Specifically, D’Esposito is strongly urging LIPA and PSEGLI (Public Service Enterprise Group Long Island) to commission a new study to re-examine projected energy needs over the next 20 years with an open mind regarding the repowering of the Barrett Plant. The Councilman called a new study logical and warranted in view of the fact that a recent PSEG study, which was released in April of 2017, reversed LIPA’s long-standing position that Barrett should be repowered to meet significantly increasing energy demands that energy experts at local utilities projected over the next couple of decades.

The necessity of a Barrett repower with a new clean and reliable natural gas facility was evidenced just a few years ago when National Grid made an application for a “Certificate of Environmental Compatibility and Public Need” to the state Board on Electric Generation Siting and the Environment. In fact, as far back as 2013, National Grid officials met with town staff to discuss how the town could help expedite the permitting process for a Barrett repower project. Unfortunately, National Grid needs LIPA’s approval for any repowering project.

After years of publicly expressing concern about our region’s ability to meet electric demand over time, and predictions that energy demands would grow exponentially over the next 20 years, the 2017 PSEG report concluded (against all conventional wisdom) that electric supplies on Long Island were sufficient to meet growing needs for the next 18 years, at least.

“It defies logic to believe that the projections of energy experts and conventional wisdom regarding exponentially increasing energy needs have been completely dismissed in one report,” stated D’Esposito. “It’s time for LIPA and PSEG to re-examine Long Island’s energy needs and the vulnerabilities of our energy grid in making a more thoughtful and well-reasoned decision on repowering Barrett.”

New York State’s administration has taken a decided turn away from natural gas driven energy production in favor of very expensive and weather dependent “green energy” alternatives. In fact, the renewable energy options that are being explored would occupy thousands of acres and be fueled by wind and sunshine, to the virtual exclusion of new reliable, clean natural gas facilities that should be incorporated into a Barrett repower, alongside renewable energy projects. D’Esposito indicated that Long Island’s energy users should not be exposed to the vulnerabilities of weather dependent energy to the exception of reliable energy generation at the Island Park power facility.

“The repowering of the Barrett Plant would produce a new, clean, 21st century energy center that would reduce emissions, significantly cut greenhouse gases and—because of its operational flexibility and faster start times—enhance the integration of renewable energy sources like those supported by the state’s administration,” said the Councilman. “LIPA should immediately withdraw its tax assessment challenge as it conducts a thorough re-examination of future energy needs and a newly upgraded power facility at Barrett.”

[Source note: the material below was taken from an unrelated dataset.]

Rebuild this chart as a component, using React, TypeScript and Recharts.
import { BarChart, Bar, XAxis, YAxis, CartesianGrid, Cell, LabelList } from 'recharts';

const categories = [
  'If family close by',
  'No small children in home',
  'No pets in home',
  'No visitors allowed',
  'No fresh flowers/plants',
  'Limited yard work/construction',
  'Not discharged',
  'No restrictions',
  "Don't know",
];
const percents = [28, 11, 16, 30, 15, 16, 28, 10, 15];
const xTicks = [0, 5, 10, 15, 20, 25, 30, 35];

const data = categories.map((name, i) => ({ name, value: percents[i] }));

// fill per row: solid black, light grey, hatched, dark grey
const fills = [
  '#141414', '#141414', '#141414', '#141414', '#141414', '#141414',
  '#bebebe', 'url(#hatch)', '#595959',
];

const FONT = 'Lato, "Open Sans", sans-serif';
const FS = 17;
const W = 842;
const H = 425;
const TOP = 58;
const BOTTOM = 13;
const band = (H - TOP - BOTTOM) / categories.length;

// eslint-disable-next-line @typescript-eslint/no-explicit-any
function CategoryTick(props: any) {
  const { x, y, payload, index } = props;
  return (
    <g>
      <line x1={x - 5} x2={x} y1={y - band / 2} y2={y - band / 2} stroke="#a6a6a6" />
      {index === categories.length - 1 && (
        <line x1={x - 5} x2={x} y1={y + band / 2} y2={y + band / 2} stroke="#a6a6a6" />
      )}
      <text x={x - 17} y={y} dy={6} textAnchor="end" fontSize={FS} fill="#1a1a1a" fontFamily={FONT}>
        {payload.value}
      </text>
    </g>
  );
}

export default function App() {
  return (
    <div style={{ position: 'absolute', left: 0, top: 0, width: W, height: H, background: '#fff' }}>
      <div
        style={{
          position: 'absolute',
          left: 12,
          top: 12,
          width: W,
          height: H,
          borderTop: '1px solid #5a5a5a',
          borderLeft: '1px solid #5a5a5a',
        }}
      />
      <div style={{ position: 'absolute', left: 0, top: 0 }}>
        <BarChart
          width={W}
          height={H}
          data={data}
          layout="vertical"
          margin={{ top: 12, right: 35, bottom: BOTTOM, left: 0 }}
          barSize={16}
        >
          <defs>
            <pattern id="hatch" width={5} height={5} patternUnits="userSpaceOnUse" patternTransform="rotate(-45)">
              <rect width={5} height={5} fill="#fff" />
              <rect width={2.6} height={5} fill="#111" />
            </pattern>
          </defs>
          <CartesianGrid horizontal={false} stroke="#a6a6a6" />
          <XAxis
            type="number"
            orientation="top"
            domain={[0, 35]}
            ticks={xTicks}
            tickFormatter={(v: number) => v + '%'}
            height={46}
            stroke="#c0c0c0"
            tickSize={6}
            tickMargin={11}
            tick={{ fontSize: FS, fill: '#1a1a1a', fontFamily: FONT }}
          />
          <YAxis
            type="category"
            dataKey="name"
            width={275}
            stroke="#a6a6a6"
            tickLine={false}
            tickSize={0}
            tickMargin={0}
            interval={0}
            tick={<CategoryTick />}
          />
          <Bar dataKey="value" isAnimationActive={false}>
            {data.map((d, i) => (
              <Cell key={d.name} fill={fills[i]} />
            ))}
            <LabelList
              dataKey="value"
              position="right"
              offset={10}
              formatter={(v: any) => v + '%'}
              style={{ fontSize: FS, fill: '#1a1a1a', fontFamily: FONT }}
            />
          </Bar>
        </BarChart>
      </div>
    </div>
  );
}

At the same time as D’Esposito and Clavin called upon LIPA and PSEG to renew its study of the region’s future energy needs and the prospective repowering of Barrett, the officials urged the Nassau County Department of Assessment to seek dismissal of LIPA’s tax certiorari proceeding. The town representatives said that the consequences of a 90 percent reduction in Barrett’s property tax assessment, which is being sought by LIPA, would have a devastating effect on the Island Park community. In fact, Island Park Union-Free School District officials have estimated average property tax increases of 72 percent or $3,000 if LIPA were to be granted the 90 percent assessment reduction being pursued for the Barrett facility.

“Island Park taxpayers don’t deserve to be slammed with 72 percent property tax increases by a callous and uncaring power authority,” said Clavin. “These homeowners have been hit with millions of dollars in recovery costs when their hometown was swamped by Hurricane Sandy. This tax reduction scheme by LIPA will lower the utility’s costs if successful, but it will simultaneously destroy a lovely middle-class community that can ill-afford another devastating financial hit to the taxpayers’ wallets.”

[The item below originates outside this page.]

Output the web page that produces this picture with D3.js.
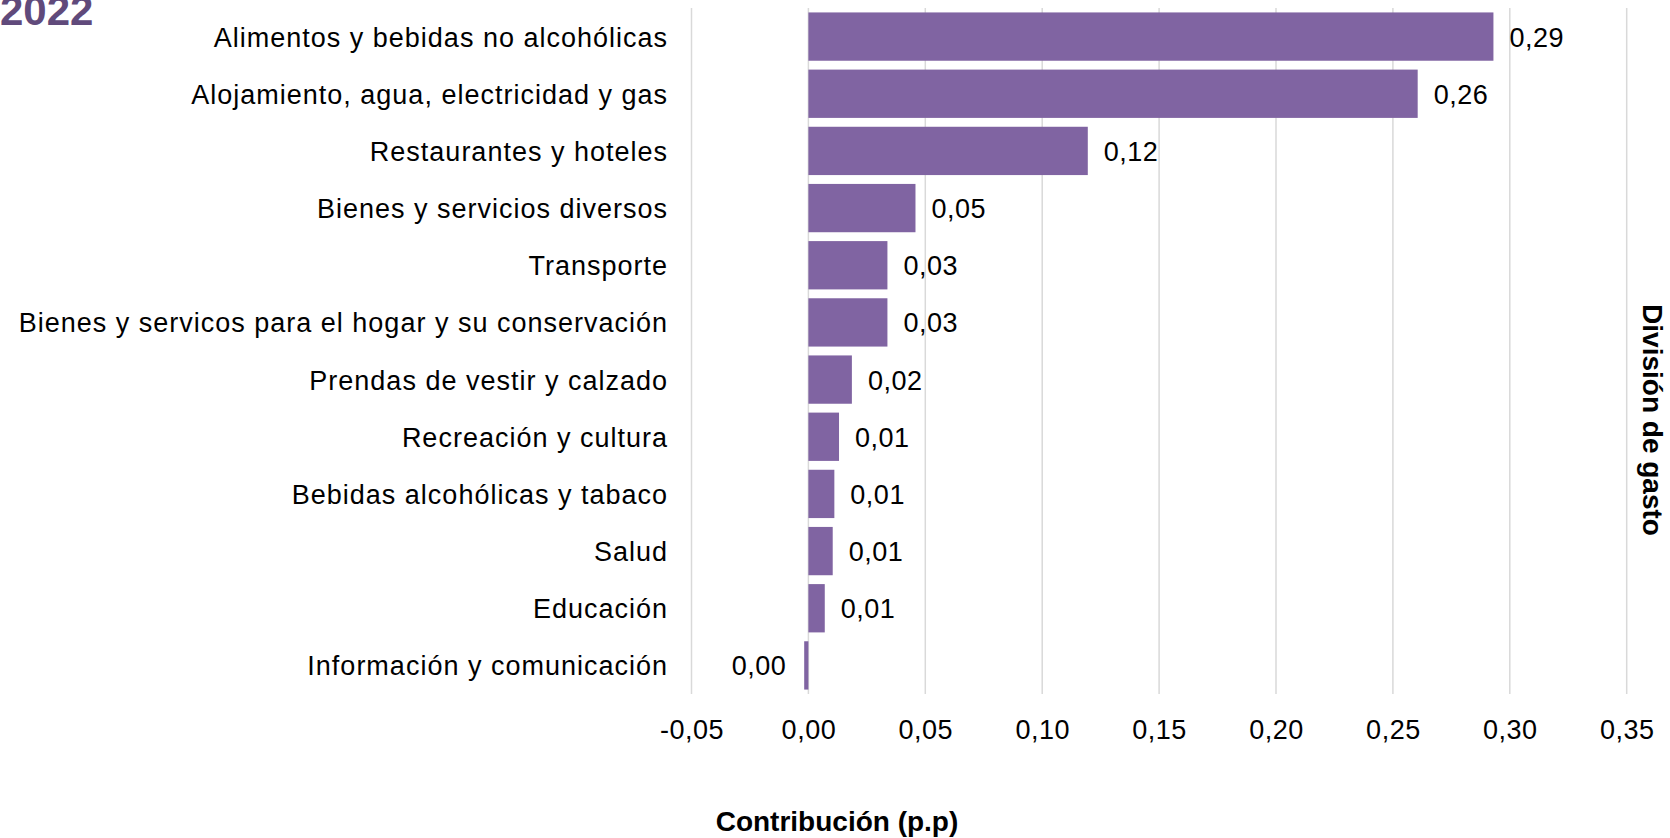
<!DOCTYPE html>
<html>
<head>
<meta charset="utf-8">
<script src="https://cdn.jsdelivr.net/npm/d3@7"></script>
<style>
  body { margin: 0; background: #fff; }
  text { font-family: "Liberation Sans", Arial, sans-serif; }
</style>
</head>
<body>
<div class="chart"></div>
<script>
const categories = [
  'Alimentos y bebidas no alcohólicas',
  'Alojamiento, agua, electricidad y gas',
  'Restaurantes y hoteles',
  'Bienes y servicios diversos',
  'Transporte',
  'Bienes y servicos para el hogar y su conservación',
  'Prendas de vestir y calzado',
  'Recreación y cultura',
  'Bebidas alcohólicas y tabaco',
  'Salud',
  'Educación',
  'Información y comunicación'
]
const values = [0.293, 0.2606, 0.1195, 0.0458, 0.0338, 0.0338, 0.0186, 0.0131, 0.0111, 0.0104, 0.0070, -0.0018]
const xTicks = [-0.05, 0, 0.05, 0.10, 0.15, 0.20, 0.25, 0.30, 0.35]
const yearLabel = '2022'
const xTitle = 'Contribución (p.p)'
const yTitle = 'División de gasto'

const width = 1670
const height = 838
const fmt = v => {
  let s = Math.abs(v).toFixed(2).replace('.', ',')
  return (v < 0 && Math.abs(v) >= 0.005) ? '-' + s : s
}

var svg = d3.select('.chart').append('svg').attr('width', width).attr('height', height)

var x = d3.scaleLinear().domain([-0.05, 0.35]).range([691.5, 1626.7])
var y = d3.scaleBand().domain(categories).range([8, 694]).paddingInner(0.155).paddingOuter(0.0775)

// vertical gridlines
svg.append('g').selectAll('line').data(xTicks).join('line')
  .attr('x1', d => x(d)).attr('x2', d => x(d))
  .attr('y1', 8).attr('y2', 694)
  .attr('stroke', '#d9d9d9').attr('stroke-width', 1.5)

// x axis labels (no domain line)
var xaxis = d3.axisBottom(x).tickValues(xTicks).tickSize(0).tickPadding(0).tickFormat(fmt)
var gx = svg.append('g').attr('transform', 'translate(0,739)').call(xaxis)
gx.select('.domain').remove()
gx.selectAll('text').attr('dy', 0).attr('y', 0)
  .attr('font-size', 27).attr('letter-spacing', 0.5)
  .attr('font-family', '"Liberation Sans", Arial, sans-serif').attr('fill', '#000')

// bars
svg.append('g').selectAll('rect').data(values).join('rect')
  .attr('x', d => x(Math.min(0, d)))
  .attr('width', d => Math.abs(x(d) - x(0)))
  .attr('y', (d, i) => y(categories[i]))
  .attr('height', y.bandwidth())
  .attr('fill', '#8064a2')

// category labels
svg.append('g').selectAll('text').data(categories).join('text')
  .attr('x', 668)
  .attr('y', d => y(d) + y.bandwidth() / 2 + 10)
  .attr('text-anchor', 'end')
  .attr('font-size', 27)
  .attr('letter-spacing', 1.0)
  .attr('fill', '#000')
  .text(d => d)

// value labels
svg.append('g').selectAll('text').data(values).join('text')
  .attr('x', d => d < 0 ? x(d) - 18 : x(d) + 16)
  .attr('y', (d, i) => y(categories[i]) + y.bandwidth() / 2 + 10)
  .attr('text-anchor', d => d < 0 ? 'end' : 'start')
  .attr('font-size', 27)
  .attr('letter-spacing', 0.5)
  .attr('fill', '#000')
  .text(d => fmt(d))

// titles
svg.append('text')
  .attr('x', 837).attr('y', 831)
  .attr('text-anchor', 'middle')
  .attr('font-size', 28).attr('font-weight', 'bold')
  .text(xTitle)

svg.append('text')
  .attr('transform', 'translate(1643,420) rotate(90)')
  .attr('text-anchor', 'middle')
  .attr('font-size', 28).attr('font-weight', 'bold')
  .text(yTitle)

svg.append('text')
  .attr('x', 0).attr('y', 25)
  .attr('font-size', 42).attr('font-weight', 'bold')
  .attr('fill', '#604a7b')
  .text(yearLabel)
</script>
</body>
</html>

Finally, D’Esposito and Clavin “called out” LIPA for breaking a longstanding commitment to maintain property tax (PILOT) support for the local community and for failing to honor an agreement that the utility would not challenge its assessment. The agreement, which dates back to 1997, is an element in a lawsuit that is being waged by the school district. The officials cited a 2017 Annual Report on Property Tax Reduction Efforts released by LIPA in support of their claims that the utility is aware that it has an obligation to maintain its commitment to the school district’s property tax base.

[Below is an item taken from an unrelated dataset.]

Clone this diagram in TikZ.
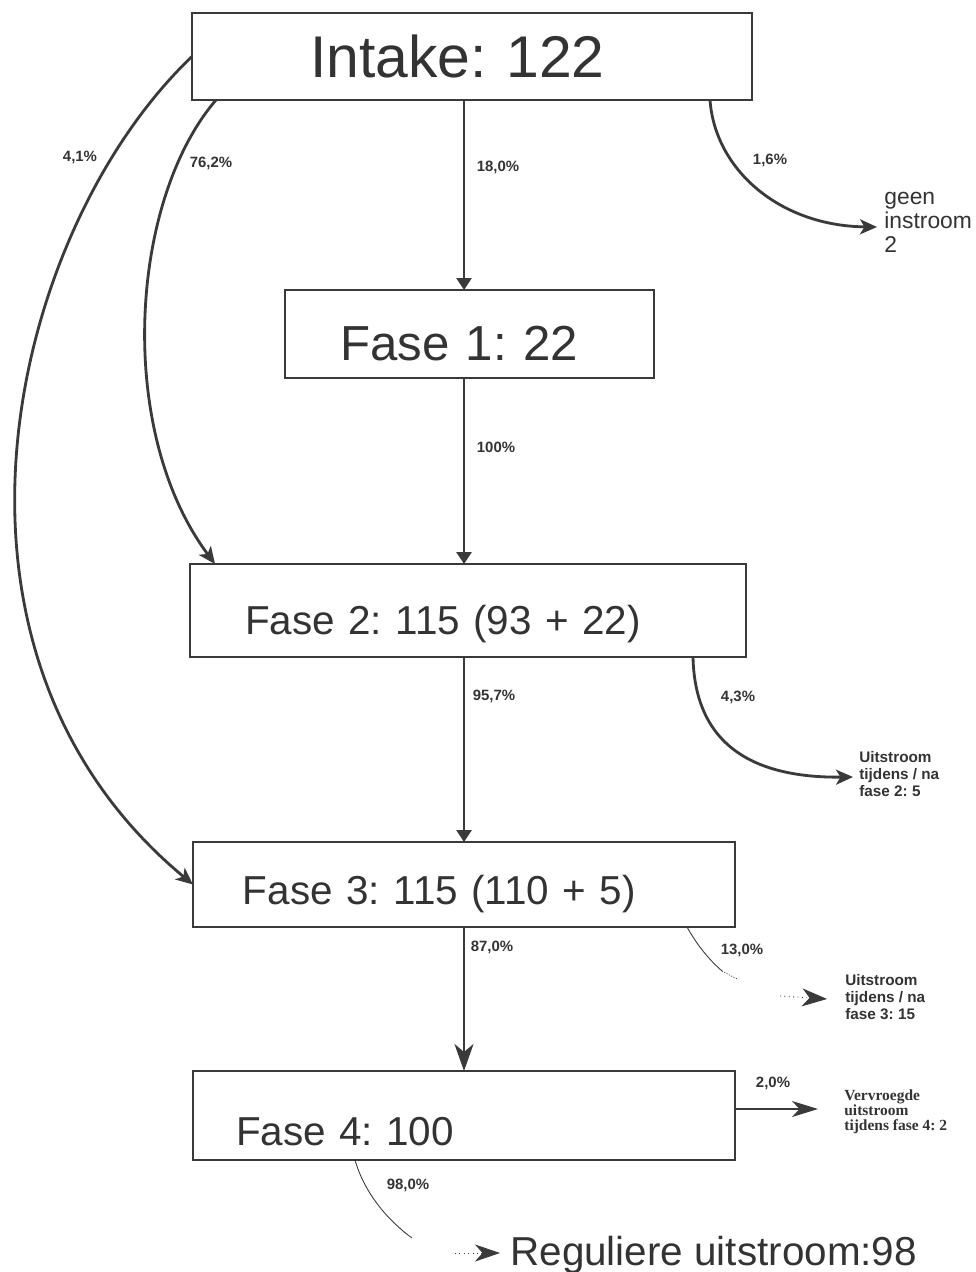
\documentclass[tikz,border=0pt]{standalone}
\usepackage{fontspec}
\setmainfont{Liberation Sans}
\newfontfamily\serifnote{Liberation Serif}
\usepackage{xcolor}
\definecolor{flowdark}{HTML}{3A3A3A}
\definecolor{flowtext}{HTML}{333333}
\usetikzlibrary{arrows.meta,positioning,calc}
\frenchspacing

\begin{document}
\begin{tikzpicture}[x=0.2mm,y=-0.2mm]
\tikzset{
 flowbox/.style={draw=flowdark,line width=1.6pt,align=left,inner ysep=0pt,outer sep=0pt,text=flowtext},
 pct/.style={font=\bfseries\fontsize{8.5}{10}\selectfont,text=flowtext,inner sep=0pt},
 sidetext/.style={align=left,anchor=west,inner sep=0pt,text=flowtext},
 spinearrow/.style={draw=flowdark,line width=1.6pt,-{Triangle[length=2.4mm,width=3mm]}},
 curvearrow/.style={draw=flowdark,line width=1.6pt,-{Stealth[length=3.4mm,width=3mm,inset=0.9mm]}},
 thinline/.style={draw=flowdark,line width=0.5pt}
}
\useasboundingbox (0,0) rectangle (976,1272);
% boxes
\node[flowbox,font=\fontsize{33.5}{36}\selectfont,text width=64.8mm,inner xsep=23.6mm,text height=13mm,text depth=4.4mm] (intake) at (472,56.5) {Intake: 122};
\node[flowbox,font=\fontsize{28}{32}\selectfont,text width=51.8mm,inner xsep=11mm,text height=14mm,text depth=3.6mm] (fase1) at (469.5,334) {Fase 1: 22};
\node[flowbox,font=\fontsize{23}{26}\selectfont,text width=89.2mm,inner xsep=11mm,text height=14mm,text depth=4.6mm] (fase2) at (468,610.5) {Fase 2: 115 (93 + 22)};
\node[flowbox,font=\fontsize{23}{26}\selectfont,text width=88.4mm,inner xsep=10mm,text height=12.4mm,text depth=4.6mm] (fase3) at (464,884.5) {Fase 3: 115 (110 + 5)};
\node[flowbox,line width=0.8pt,font=\fontsize{23}{26}\selectfont,text width=91.2mm,inner xsep=8.6mm,text height=14.8mm,text depth=3mm] (fase4) at (464,1115.5) {Fase 4: 100};
% uitstroom texts
\node[sidetext,font=\fontsize{13}{13.6}\selectfont] (geen) at (884,222) {geen\\instroom\\2};
\node[sidetext,font=\bfseries\fontsize{8.7}{9.7}\selectfont] (uit2) at (859,774) {Uitstroom\\tijdens / na\\fase 2: 5};
\node[sidetext,font=\bfseries\fontsize{8.7}{9.7}\selectfont] (uit3) at (845,997) {Uitstroom\\tijdens / na\\fase 3: 15};
\node[sidetext,font=\serifnote\bfseries\fontsize{8.8}{8.4}\selectfont] (vervr) at (844,1112) {Vervroegde\\uitstroom\\tijdens fase 4: 2};
\node[sidetext,anchor=base west,font=\fontsize{23}{26}\selectfont] (regul) at (510,1265) {Reguliere uitstroom:98};
% percentages
\node[pct] (p18) at (498,167) {18,0\%};
\node[pct] (p762) at (211,163) {76,2\%};
\node[pct] (p41) at (80,157) {4,1\%};
\node[pct] (p16) at (770,160) {1,6\%};
\node[pct] (p100) at (496,447) {100\%};
\node[pct] (p957) at (494,696) {95,7\%};
\node[pct] (p43) at (738,697) {4,3\%};
\node[pct] (p870) at (492,947) {87,0\%};
\node[pct] (p130) at (742,950) {13,0\%};
\node[pct] (p20) at (773,1083) {2,0\%};
\node[pct] (p980) at (408,1185) {98,0\%};
% arrow ends
\coordinate (spine) at (464,0);
\coordinate (e16) at (877,227);
\coordinate (e43) at (853,777);
\coordinate (e20) at (818,1109);
\coordinate (m13) at (722,971);
\coordinate (t13) at (737,979);
\coordinate (s13) at (780,996);
\coordinate (e13) at (827,999);
\coordinate (t98) at (412,1238);
\coordinate (s98) at (455,1253);
\coordinate (e98) at (500,1253);
% connectors
\foreach \i/\j in {intake/fase1,fase1/fase2,fase2/fase3}{\draw[spinearrow] (\i.south -| spine)--(\j.north -| spine);}
\draw[draw=flowdark,line width=1.6pt,-{Stealth[length=5.4mm,width=3.8mm,inset=1.6mm]}] (fase3.south -| spine)--(fase4.north -| spine);
\draw[curvearrow] (intake.west) .. controls (10,230) and (-90,650) .. (fase3.west);
\draw[curvearrow] ($(intake.south west)+(24,0)$) .. controls (130,200) and (115,430) .. ($(fase2.north west)+(25,0)$);
\draw[curvearrow] ($(intake.south west)+(518,0)$) .. controls (715,170) and (780,226) .. (e16);
\draw[curvearrow] ($(fase2.south west)+(503,0)$) .. controls (695,750) and (760,778) .. (e43);
\draw[thinline] ($(fase3.south west)+(494,0)$) .. controls (700,950) and (712,962) .. (m13);
\draw[thinline,densely dotted] (m13)--(t13);
\draw[thinline,dotted,-{Stealth[length=5mm,width=3.6mm,inset=1.5mm]}] (s13)--(e13);
\draw[thinline,line width=0.7pt,-{Stealth[length=5.2mm,width=3.2mm,inset=1.5mm]}] (fase4.east |- e20)--(e20);
\draw[thinline] ($(fase4.south west)+(162,0)$) .. controls (365,1195) and (390,1222) .. (t98);
\draw[thinline,dotted,-{Stealth[length=5mm,width=3.4mm,inset=1.5mm]}] (s98)--(e98);
\end{tikzpicture}
\end{document}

“It’s clear that LIPA and the utilities with which it contracts have an obligation to the ratepayers and residents who have endured the effects of a major power plant in their backyards for decades,” stated D’Esposito. “It’s time for LIPA to step up, withdraw its tax certiorari case and embark on a new and honest study on our region’s future energy needs. This new report should focus strongly on the efficacy of repowering the Barrett plant for the good of energy users and in furtherance of preserving its financial commitment to the Island Park community.”